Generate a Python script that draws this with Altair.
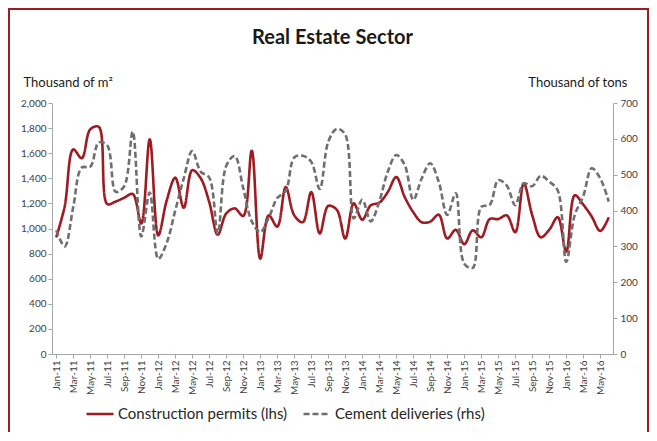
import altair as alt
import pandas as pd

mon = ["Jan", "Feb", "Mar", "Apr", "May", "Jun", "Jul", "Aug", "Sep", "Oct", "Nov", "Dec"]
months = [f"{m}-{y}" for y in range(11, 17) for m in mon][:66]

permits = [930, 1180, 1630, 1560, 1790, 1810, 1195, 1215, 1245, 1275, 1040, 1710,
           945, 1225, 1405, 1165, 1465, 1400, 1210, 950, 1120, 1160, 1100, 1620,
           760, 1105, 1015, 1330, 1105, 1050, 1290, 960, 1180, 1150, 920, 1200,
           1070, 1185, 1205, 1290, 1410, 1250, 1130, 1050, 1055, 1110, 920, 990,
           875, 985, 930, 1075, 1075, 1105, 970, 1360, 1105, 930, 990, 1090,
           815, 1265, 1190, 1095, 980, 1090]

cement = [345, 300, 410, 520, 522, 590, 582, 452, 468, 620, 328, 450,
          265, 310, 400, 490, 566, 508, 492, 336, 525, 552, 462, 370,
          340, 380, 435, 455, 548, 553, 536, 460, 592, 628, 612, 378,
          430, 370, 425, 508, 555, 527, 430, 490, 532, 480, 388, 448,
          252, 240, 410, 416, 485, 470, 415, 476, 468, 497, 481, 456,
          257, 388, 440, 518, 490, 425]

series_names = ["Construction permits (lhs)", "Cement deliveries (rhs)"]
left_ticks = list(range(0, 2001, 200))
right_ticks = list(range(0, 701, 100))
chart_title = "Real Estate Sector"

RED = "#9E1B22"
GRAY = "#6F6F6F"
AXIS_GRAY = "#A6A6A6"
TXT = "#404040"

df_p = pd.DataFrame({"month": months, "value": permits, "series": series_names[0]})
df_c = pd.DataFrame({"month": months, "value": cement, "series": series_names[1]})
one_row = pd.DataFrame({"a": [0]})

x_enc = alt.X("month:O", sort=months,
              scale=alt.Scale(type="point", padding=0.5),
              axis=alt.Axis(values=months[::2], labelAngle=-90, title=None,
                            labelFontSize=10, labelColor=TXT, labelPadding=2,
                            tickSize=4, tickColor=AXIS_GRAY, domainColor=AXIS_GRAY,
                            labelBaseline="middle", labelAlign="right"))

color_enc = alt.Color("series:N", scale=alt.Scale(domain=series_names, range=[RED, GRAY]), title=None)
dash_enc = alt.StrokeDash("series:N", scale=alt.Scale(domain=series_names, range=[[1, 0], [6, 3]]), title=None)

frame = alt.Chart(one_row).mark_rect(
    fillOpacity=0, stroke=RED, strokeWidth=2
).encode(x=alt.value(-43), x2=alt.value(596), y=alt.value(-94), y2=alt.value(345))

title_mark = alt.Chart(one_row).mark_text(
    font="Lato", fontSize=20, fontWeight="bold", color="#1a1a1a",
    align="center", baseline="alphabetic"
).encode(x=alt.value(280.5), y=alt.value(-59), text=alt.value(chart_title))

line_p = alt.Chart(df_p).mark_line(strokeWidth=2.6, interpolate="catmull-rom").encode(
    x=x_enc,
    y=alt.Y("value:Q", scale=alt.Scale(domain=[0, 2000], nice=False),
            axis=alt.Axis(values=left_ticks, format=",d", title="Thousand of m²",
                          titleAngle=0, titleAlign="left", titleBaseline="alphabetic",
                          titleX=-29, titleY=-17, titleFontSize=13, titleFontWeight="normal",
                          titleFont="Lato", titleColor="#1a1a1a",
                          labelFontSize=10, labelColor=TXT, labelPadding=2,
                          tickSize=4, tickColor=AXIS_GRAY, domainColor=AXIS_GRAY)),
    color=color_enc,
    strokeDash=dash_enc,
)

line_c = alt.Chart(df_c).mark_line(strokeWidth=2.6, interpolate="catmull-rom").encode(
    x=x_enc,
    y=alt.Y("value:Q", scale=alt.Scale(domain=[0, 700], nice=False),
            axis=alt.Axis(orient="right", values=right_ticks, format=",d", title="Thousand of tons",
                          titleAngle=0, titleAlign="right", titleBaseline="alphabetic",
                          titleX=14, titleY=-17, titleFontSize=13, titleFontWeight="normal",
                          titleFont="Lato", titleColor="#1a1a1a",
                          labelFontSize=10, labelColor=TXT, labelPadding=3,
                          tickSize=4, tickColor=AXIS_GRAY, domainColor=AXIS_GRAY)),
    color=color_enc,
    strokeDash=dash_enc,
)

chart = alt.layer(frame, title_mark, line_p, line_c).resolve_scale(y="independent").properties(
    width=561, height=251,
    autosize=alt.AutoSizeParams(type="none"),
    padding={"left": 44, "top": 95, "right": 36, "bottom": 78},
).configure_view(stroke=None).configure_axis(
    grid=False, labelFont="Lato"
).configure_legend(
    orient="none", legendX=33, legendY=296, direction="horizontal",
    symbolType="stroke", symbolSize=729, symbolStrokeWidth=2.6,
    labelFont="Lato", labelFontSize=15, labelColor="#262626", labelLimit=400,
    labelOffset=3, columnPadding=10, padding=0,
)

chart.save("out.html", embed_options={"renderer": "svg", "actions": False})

## Brief
Skip the pictures and restate exactly the lines from the beginning of the listing to the line with "815, 1265, 1190, 1095, 980, 1090]", that line included.

## Output for this exercise
Generate a Python script that draws this with Altair.
import altair as alt
import pandas as pd

mon = ["Jan", "Feb", "Mar", "Apr", "May", "Jun", "Jul", "Aug", "Sep", "Oct", "Nov", "Dec"]
months = [f"{m}-{y}" for y in range(11, 17) for m in mon][:66]

permits = [930, 1180, 1630, 1560, 1790, 1810, 1195, 1215, 1245, 1275, 1040, 1710,
           945, 1225, 1405, 1165, 1465, 1400, 1210, 950, 1120, 1160, 1100, 1620,
           760, 1105, 1015, 1330, 1105, 1050, 1290, 960, 1180, 1150, 920, 1200,
           1070, 1185, 1205, 1290, 1410, 1250, 1130, 1050, 1055, 1110, 920, 990,
           875, 985, 930, 1075, 1075, 1105, 970, 1360, 1105, 930, 990, 1090,
           815, 1265, 1190, 1095, 980, 1090]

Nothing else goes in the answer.